Aim of the exercise: Below is a listing; write it out exactly and drop any images from it.

Information shown:
---

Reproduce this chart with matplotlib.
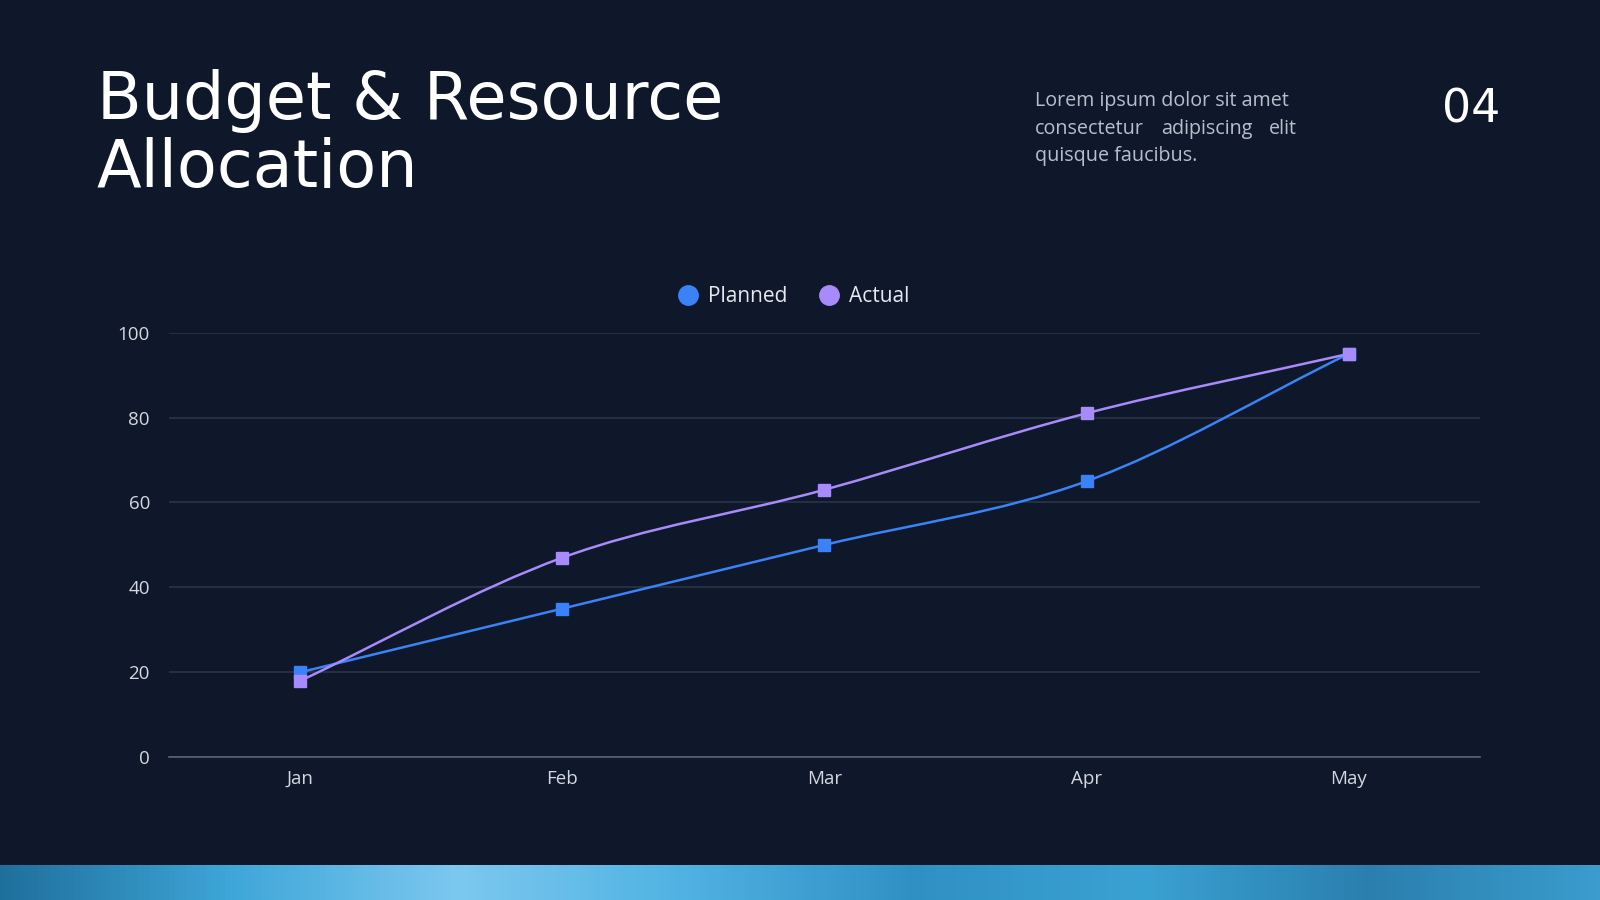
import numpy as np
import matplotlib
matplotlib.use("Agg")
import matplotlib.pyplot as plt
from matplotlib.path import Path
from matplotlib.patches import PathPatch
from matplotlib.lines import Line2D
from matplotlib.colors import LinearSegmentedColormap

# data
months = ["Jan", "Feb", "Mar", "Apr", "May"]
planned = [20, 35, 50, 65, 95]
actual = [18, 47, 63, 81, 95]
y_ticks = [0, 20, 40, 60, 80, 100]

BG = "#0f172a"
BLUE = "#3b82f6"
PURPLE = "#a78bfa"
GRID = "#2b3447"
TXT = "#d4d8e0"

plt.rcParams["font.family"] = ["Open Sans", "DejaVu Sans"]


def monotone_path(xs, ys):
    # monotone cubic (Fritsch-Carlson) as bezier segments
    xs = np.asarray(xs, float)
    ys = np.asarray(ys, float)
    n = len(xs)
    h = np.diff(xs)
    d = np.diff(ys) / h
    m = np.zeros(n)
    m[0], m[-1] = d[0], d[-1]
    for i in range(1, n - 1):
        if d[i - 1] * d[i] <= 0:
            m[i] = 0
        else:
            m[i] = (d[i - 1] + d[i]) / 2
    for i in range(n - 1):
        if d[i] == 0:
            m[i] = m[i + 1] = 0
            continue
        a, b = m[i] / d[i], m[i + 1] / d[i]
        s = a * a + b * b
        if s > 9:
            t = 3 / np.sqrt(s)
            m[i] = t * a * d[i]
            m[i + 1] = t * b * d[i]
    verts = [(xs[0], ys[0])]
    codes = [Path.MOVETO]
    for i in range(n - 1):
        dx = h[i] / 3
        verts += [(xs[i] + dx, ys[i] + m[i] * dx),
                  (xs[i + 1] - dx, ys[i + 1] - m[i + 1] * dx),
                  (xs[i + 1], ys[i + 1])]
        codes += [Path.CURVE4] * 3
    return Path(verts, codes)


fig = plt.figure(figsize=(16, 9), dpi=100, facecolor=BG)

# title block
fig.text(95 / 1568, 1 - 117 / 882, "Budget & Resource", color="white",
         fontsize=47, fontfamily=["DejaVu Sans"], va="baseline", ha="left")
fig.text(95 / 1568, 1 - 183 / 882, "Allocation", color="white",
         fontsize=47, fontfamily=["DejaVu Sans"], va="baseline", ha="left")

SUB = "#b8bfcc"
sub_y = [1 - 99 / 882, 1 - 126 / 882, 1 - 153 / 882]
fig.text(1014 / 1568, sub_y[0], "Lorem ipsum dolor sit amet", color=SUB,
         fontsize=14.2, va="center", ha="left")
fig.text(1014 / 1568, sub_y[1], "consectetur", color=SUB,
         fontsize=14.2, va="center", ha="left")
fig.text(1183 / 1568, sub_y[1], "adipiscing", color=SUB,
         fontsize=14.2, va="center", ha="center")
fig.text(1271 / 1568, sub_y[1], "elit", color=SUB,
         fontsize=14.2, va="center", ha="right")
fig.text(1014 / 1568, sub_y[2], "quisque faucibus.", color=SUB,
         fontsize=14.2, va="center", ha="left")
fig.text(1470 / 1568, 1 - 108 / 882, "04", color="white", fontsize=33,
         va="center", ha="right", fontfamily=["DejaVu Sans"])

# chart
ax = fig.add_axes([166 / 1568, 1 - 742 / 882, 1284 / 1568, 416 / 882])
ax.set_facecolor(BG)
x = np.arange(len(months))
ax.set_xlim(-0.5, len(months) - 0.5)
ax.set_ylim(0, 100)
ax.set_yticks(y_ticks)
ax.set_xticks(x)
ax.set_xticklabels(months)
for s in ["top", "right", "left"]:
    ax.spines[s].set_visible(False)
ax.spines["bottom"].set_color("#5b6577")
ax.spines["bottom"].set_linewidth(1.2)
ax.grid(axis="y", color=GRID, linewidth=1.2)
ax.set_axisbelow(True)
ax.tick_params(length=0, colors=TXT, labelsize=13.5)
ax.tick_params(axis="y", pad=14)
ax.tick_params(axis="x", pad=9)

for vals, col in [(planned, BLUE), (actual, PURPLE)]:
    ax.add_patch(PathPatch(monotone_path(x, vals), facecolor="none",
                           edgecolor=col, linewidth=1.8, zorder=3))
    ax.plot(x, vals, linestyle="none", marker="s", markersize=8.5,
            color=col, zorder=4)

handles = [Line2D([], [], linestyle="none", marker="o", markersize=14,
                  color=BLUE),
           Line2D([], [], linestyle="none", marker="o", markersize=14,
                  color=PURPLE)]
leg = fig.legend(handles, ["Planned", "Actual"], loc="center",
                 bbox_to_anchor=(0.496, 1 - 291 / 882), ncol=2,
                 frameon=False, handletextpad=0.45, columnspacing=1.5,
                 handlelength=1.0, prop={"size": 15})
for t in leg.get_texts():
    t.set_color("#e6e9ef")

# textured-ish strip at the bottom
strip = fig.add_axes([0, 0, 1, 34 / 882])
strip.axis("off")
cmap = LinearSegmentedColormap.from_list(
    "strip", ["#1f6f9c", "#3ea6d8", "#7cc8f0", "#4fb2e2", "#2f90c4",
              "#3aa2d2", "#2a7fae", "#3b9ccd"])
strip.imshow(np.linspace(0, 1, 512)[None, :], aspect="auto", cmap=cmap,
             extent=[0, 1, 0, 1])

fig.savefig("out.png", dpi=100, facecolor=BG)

---

Solution to this task:
Reproduce this chart with matplotlib.
import numpy as np
import matplotlib
matplotlib.use("Agg")
import matplotlib.pyplot as plt
from matplotlib.path import Path
from matplotlib.patches import PathPatch
from matplotlib.lines import Line2D
from matplotlib.colors import LinearSegmentedColormap

# data
months = ["Jan", "Feb", "Mar", "Apr", "May"]
planned = [20, 35, 50, 65, 95]
actual = [18, 47, 63, 81, 95]
y_ticks = [0, 20, 40, 60, 80, 100]

BG = "#0f172a"
BLUE = "#3b82f6"
PURPLE = "#a78bfa"
GRID = "#2b3447"
TXT = "#d4d8e0"

plt.rcParams["font.family"] = ["Open Sans", "DejaVu Sans"]


def monotone_path(xs, ys):
    # monotone cubic (Fritsch-Carlson) as bezier segments
    xs = np.asarray(xs, float)
    ys = np.asarray(ys, float)
    n = len(xs)
    h = np.diff(xs)
    d = np.diff(ys) / h
    m = np.zeros(n)
    m[0], m[-1] = d[0], d[-1]
    for i in range(1, n - 1):
        if d[i - 1] * d[i] <= 0:
            m[i] = 0
        else:
            m[i] = (d[i - 1] + d[i]) / 2
    for i in range(n - 1):
        if d[i] == 0:
            m[i] = m[i + 1] = 0
            continue
        a, b = m[i] / d[i], m[i + 1] / d[i]
        s = a * a + b * b
        if s > 9:
            t = 3 / np.sqrt(s)
            m[i] = t * a * d[i]
            m[i + 1] = t * b * d[i]
    verts = [(xs[0], ys[0])]
    codes = [Path.MOVETO]
    for i in range(n - 1):
        dx = h[i] / 3
        verts += [(xs[i] + dx, ys[i] + m[i] * dx),
                  (xs[i + 1] - dx, ys[i + 1] - m[i + 1] * dx),
                  (xs[i + 1], ys[i + 1])]
        codes += [Path.CURVE4] * 3
    return Path(verts, codes)


fig = plt.figure(figsize=(16, 9), dpi=100, facecolor=BG)

# title block
fig.text(95 / 1568, 1 - 117 / 882, "Budget & Resource", color="white",
         fontsize=47, fontfamily=["DejaVu Sans"], va="baseline", ha="left")
fig.text(95 / 1568, 1 - 183 / 882, "Allocation", color="white",
         fontsize=47, fontfamily=["DejaVu Sans"], va="baseline", ha="left")

SUB = "#b8bfcc"
sub_y = [1 - 99 / 882, 1 - 126 / 882, 1 - 153 / 882]
fig.text(1014 / 1568, sub_y[0], "Lorem ipsum dolor sit amet", color=SUB,
         fontsize=14.2, va="center", ha="left")
fig.text(1014 / 1568, sub_y[1], "consectetur", color=SUB,
         fontsize=14.2, va="center", ha="left")
fig.text(1183 / 1568, sub_y[1], "adipiscing", color=SUB,
         fontsize=14.2, va="center", ha="center")
fig.text(1271 / 1568, sub_y[1], "elit", color=SUB,
         fontsize=14.2, va="center", ha="right")
fig.text(1014 / 1568, sub_y[2], "quisque faucibus.", color=SUB,
         fontsize=14.2, va="center", ha="left")
fig.text(1470 / 1568, 1 - 108 / 882, "04", color="white", fontsize=33,
         va="center", ha="right", fontfamily=["DejaVu Sans"])

# chart
ax = fig.add_axes([166 / 1568, 1 - 742 / 882, 1284 / 1568, 416 / 882])
ax.set_facecolor(BG)
x = np.arange(len(months))
ax.set_xlim(-0.5, len(months) - 0.5)
ax.set_ylim(0, 100)
ax.set_yticks(y_ticks)
ax.set_xticks(x)
ax.set_xticklabels(months)
for s in ["top", "right", "left"]:
    ax.spines[s].set_visible(False)
ax.spines["bottom"].set_color("#5b6577")
ax.spines["bottom"].set_linewidth(1.2)
ax.grid(axis="y", color=GRID, linewidth=1.2)
ax.set_axisbelow(True)
ax.tick_params(length=0, colors=TXT, labelsize=13.5)
ax.tick_params(axis="y", pad=14)
ax.tick_params(axis="x", pad=9)

for vals, col in [(planned, BLUE), (actual, PURPLE)]:
    ax.add_patch(PathPatch(monotone_path(x, vals), facecolor="none",
                           edgecolor=col, linewidth=1.8, zorder=3))
    ax.plot(x, vals, linestyle="none", marker="s", markersize=8.5,
            color=col, zorder=4)

handles = [Line2D([], [], linestyle="none", marker="o", markersize=14,
                  color=BLUE),
           Line2D([], [], linestyle="none", marker="o", markersize=14,
                  color=PURPLE)]
leg = fig.legend(handles, ["Planned", "Actual"], loc="center",
                 bbox_to_anchor=(0.496, 1 - 291 / 882), ncol=2,
                 frameon=False, handletextpad=0.45, columnspacing=1.5,
                 handlelength=1.0, prop={"size": 15})
for t in leg.get_texts():
    t.set_color("#e6e9ef")

# textured-ish strip at the bottom
strip = fig.add_axes([0, 0, 1, 34 / 882])
strip.axis("off")
cmap = LinearSegmentedColormap.from_list(
    "strip", ["#1f6f9c", "#3ea6d8", "#7cc8f0", "#4fb2e2", "#2f90c4",
              "#3aa2d2", "#2a7fae", "#3b9ccd"])
strip.imshow(np.linspace(0, 1, 512)[None, :], aspect="auto", cmap=cmap,
             extent=[0, 1, 0, 1])

fig.savefig("out.png", dpi=100, facecolor=BG)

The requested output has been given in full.